The female characters have a duality to them—they are positive characters, yet at the same time they are murderesses. There is a solidarity between them because they are united by what happened to Ingrid, who committed suicide. They are now fighting together, and this gives them power and a sense of unity, but of course this is not the way changes in the world and in our thinking should be made; we should implement changes in the legal system, not lynch our enemies. I do think that people have their own battles to fight and there is a line that, when crossed, means you take justice into your own hands, but this is wrong.
I think talking about how defenseless women can be is very important. After World War II, there was a plan to classify rape as a war crime, but no one supported the idea. The same terrible crimes are going on today: even recently, in Syria, the Kurdish journalist who was murdered was raped after she was captured.
What is the role of outcasts in your work? Kobold is full of them: Justyna, a poor Roma woman, with many children and no job; her neighbor, who is visibly unwell and a social outcast. Do you think an outcast can escape their fate?
The fact that Justyna is a Romani is not obvious until the very end of the book. It’s interesting that throughout the book many readers were mystified—why is she so alone? Why does everyone reject her? Why is she left on her own, on the margins of society? Then at the end we understand why. This understanding is a manifestation of a hidden racism we all hold inside, because all of a sudden it is clear to the reader why she was treated as she was, when her race should not really matter.

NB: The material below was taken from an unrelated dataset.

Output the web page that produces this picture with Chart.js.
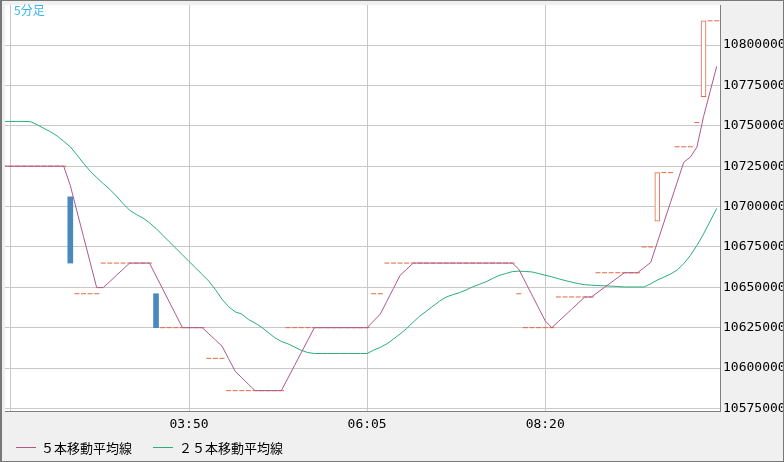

As far as the neighbor is concerned, he’s a character I really like a lot—he first appeared in an earlier book of mine. This character shows that people are able to feel sympathy and empathy but are not always ready or able to show it.
As to Justyna, look at this paradox: she loves her children very much, and she is an example of a great mother, yet society wants to separate her from her children. Despite her devotion, society does not accept her; her love and the care she offers her children mean very little, because she does not fit the “mold.” And Kobold—on the social stage—appears to be an excellent father, a great husband. They all look like the perfect family, yet no one knows what is really going on behind closed doors.

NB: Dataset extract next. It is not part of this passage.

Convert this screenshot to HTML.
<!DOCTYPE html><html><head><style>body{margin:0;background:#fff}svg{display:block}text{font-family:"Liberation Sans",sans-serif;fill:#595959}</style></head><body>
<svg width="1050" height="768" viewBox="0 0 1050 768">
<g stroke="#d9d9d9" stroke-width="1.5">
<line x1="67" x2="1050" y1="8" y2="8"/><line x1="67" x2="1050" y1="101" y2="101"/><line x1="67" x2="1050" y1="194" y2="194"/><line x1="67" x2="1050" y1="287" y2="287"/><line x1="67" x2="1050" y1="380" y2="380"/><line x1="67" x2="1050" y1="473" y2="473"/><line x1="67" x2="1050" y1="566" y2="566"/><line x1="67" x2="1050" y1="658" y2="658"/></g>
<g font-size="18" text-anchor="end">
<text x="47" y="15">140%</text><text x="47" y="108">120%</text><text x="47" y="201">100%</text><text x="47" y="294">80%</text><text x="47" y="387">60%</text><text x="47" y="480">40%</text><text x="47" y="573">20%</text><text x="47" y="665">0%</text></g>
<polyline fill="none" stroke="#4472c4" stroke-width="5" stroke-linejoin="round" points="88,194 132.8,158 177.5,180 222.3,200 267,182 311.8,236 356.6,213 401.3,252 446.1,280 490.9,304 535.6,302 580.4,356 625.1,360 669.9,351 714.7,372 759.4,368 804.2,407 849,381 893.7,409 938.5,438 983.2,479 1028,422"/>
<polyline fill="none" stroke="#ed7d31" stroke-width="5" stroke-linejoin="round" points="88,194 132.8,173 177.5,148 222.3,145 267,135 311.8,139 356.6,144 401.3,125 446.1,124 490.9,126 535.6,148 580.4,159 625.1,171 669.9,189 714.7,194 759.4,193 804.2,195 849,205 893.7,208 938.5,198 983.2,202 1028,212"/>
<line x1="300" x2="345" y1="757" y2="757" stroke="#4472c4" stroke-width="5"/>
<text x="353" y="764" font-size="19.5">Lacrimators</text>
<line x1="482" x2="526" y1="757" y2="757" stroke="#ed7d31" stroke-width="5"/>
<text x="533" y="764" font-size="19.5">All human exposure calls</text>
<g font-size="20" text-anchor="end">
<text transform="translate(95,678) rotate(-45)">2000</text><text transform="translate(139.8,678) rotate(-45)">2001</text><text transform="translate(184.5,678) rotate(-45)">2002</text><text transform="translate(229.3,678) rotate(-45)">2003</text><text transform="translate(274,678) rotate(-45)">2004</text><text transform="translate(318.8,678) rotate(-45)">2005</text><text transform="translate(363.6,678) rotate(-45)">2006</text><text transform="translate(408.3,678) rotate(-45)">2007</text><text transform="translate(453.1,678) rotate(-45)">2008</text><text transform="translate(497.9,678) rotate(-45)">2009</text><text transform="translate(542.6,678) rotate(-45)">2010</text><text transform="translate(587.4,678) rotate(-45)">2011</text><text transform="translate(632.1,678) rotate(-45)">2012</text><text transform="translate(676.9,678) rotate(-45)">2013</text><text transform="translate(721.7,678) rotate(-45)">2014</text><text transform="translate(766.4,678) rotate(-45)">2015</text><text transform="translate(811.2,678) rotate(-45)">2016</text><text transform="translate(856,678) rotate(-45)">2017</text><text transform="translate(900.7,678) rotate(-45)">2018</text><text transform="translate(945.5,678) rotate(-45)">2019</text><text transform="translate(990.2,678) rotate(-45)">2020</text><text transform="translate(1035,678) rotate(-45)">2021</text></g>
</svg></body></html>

Do you think we can escape, change our lives, get away from the trauma we went through—like in A Contribution to the History of Joy? Can we flee our home and roots, get away from lives of poverty, or a lack of education?
I think it’s possible, though very hard to do. As in Hela’s case, the victim often feels what had happened to them was their fault. In such cases, society needs to step in: we need to be clear about who was victimized, especially in the case of victims of rape and sexual abuse. The victim cannot be blamed. Once this is clear, the next question is how to work through the trauma.
It turns out that reading A Contribution to the History of Joy can be a sort of catharsis for some people. Recently, I got a pair of earrings shaped like swallows from a sixty-year-old reader who had been raped long ago. She never reported the rape, but while reading my book she felt like the characters were also fighting for her.
Two years ago, I attended a conference in Belgrade, Serbia. During a talk on sexual abuse and concentration camps, a psychologist said that the victims could not find the words to describe the humiliation they had felt as a result of the rapes; they could not talk about it or live with it because they had lost all trust in the world—and it’s impossible to live without this basic trust. Some readers thought I had been raped too and that this was why I had written this book. I told them that no, I had never been raped, but I have the empathy to write about that experience.
That is the secret of writing: I can be anyone I want to be; I can become whoever I want. I can become a raped woman, a Native American, a woman of color . . . That is the power of literature.
Parts of this interview have been edited and condensed for clarity and brevity.